1846 (undated) 74.5 x 55 in (189.23 x 139.7 cm)
1 : 300000
This is a c. 1846 James Wyld map of Ireland. The map depicts the region from the Atlantic Ocean to the North Channel and the Irish Sea and from the Atlantic Ocean to St. George's Channel and the Atlantic Ocean. Highly detailed, myriad cities, towns, and villages are labeled throughout, including Dublin, Belfast, Galway, and Cork. Roads and highways are also illustrated, as are lakes and rivers. Counties are labeled in block letters and outlined in various colors to allow for easy differentiation. Vignettes adorn the upper-left, upper-right, and lower right corners.
This map was created and published by James Wyld c. 1846 in London.
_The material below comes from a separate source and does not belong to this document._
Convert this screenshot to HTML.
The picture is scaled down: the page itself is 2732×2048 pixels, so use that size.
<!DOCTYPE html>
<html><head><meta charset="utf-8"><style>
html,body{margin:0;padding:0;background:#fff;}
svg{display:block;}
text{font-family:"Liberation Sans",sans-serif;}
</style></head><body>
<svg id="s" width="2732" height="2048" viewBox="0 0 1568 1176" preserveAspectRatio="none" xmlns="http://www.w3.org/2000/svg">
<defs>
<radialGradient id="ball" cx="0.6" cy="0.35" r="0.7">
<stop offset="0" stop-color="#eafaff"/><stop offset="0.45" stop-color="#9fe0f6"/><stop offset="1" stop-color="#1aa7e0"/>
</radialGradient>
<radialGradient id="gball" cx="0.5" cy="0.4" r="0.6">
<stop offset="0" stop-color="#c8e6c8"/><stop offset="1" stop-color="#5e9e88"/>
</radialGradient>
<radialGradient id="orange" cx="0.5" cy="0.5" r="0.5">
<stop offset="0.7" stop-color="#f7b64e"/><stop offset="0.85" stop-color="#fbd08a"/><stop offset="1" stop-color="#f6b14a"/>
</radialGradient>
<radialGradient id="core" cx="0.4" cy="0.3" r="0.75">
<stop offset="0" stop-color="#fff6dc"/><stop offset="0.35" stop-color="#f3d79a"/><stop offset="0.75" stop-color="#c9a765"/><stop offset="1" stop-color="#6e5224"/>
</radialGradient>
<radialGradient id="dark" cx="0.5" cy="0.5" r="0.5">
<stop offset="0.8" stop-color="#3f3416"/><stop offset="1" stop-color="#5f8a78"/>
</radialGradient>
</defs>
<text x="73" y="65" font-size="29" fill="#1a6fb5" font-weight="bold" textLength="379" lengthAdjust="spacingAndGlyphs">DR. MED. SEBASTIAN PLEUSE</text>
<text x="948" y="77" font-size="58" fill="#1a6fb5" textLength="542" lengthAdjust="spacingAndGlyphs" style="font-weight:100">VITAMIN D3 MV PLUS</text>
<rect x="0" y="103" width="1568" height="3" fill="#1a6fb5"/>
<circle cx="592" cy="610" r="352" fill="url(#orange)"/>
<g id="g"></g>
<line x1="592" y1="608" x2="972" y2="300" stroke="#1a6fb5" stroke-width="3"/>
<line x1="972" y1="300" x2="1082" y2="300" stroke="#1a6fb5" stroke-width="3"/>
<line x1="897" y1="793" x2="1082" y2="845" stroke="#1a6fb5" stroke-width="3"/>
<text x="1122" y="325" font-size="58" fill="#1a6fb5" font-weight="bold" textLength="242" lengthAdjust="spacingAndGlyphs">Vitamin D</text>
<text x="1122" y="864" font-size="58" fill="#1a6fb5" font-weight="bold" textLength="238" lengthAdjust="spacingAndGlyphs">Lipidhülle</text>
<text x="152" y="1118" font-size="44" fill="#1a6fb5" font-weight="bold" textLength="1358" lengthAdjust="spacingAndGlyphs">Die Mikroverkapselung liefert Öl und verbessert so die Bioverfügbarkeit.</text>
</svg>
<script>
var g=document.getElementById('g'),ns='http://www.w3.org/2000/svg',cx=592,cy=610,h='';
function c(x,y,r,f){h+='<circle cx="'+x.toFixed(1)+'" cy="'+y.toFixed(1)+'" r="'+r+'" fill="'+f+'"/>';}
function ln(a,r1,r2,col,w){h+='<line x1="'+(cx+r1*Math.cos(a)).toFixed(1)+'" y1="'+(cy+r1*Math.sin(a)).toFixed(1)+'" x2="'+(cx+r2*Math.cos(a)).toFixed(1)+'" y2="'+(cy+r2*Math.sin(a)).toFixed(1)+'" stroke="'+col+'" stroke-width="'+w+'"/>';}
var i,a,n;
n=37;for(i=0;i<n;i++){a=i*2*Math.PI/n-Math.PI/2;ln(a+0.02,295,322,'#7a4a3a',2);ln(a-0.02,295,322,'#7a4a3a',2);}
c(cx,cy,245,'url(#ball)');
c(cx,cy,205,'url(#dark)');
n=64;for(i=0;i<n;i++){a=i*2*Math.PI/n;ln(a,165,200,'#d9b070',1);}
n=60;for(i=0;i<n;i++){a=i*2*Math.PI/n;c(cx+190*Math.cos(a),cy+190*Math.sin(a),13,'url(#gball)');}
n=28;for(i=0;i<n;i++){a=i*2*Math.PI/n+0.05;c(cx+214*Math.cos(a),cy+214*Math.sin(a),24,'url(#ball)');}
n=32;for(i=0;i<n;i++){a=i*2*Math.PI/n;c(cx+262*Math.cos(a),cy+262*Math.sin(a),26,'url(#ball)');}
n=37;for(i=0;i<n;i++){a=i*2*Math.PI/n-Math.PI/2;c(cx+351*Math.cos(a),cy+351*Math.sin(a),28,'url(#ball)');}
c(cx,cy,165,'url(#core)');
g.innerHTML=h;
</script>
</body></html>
James Wyld I (1790 - 1836) and his son James Wyld II (November 20, 1812 - 1887) were the principles of English mapmaking dynasty active in London during much of the 19th century. The elder Wyld was a map publisher under William Faden and did considerable work on the Ordinance Survey. On Faden's retirement, Wyld took over Faden's workshop acquiring many of his plates. Wyld's work can often be distinguished from his son's maps through his imprint, which he signed as "Successor to Faden". Following in his father's footsteps the younger Wyld joined the Royal Cartographical Society in 1830 at the tender age of 18. When his father died in 1836, James Wyld II was prepared to fully take over and expand his father's considerable cartographic enterprise. Like his father and Faden, Wyld II held the title of official Geographer to the Crown, in this case, Queen Victoria. Among his first major decisions was to move operations from William Faden's old office at Charing Cross East to a new larger space at 475 Strand. Wyld II also chose to remove Faden's name from all of his updated map plates. Wyld II continued to update and republish both his father's work and the work of William Faden well into the late 1880s. One of Wyld's most eccentric and notable achievements is his 1851 construction of a globe 19 meters in diameter in the heart of Leicester Square, London. In the 1840s Wyld also embarked upon a political career, being elected to parliament in 1847 and again in 1857. He died in 1887 following a prolific and distinguished career. After Wyld II's death, the family business was briefly taken over by James John Coper Wyld (1844 - 1907), his son, who ran the firm from 1887 to 1893 before selling the business to Edward Stanford. All three Wyld II and James John Coper Wyld are notable for producing, in addition to their atlas maps, short run maps expounding upon important historical events - illustrating history as it was happening - among them are maps related to the California Gold Rush, the New South Wales Gold Rush, the Scramble for Africa, the Oregon Question, and more.
Very good. Full professional restoration including fresh linen backing. Light soiling. Some small areas of loss. Some cracking.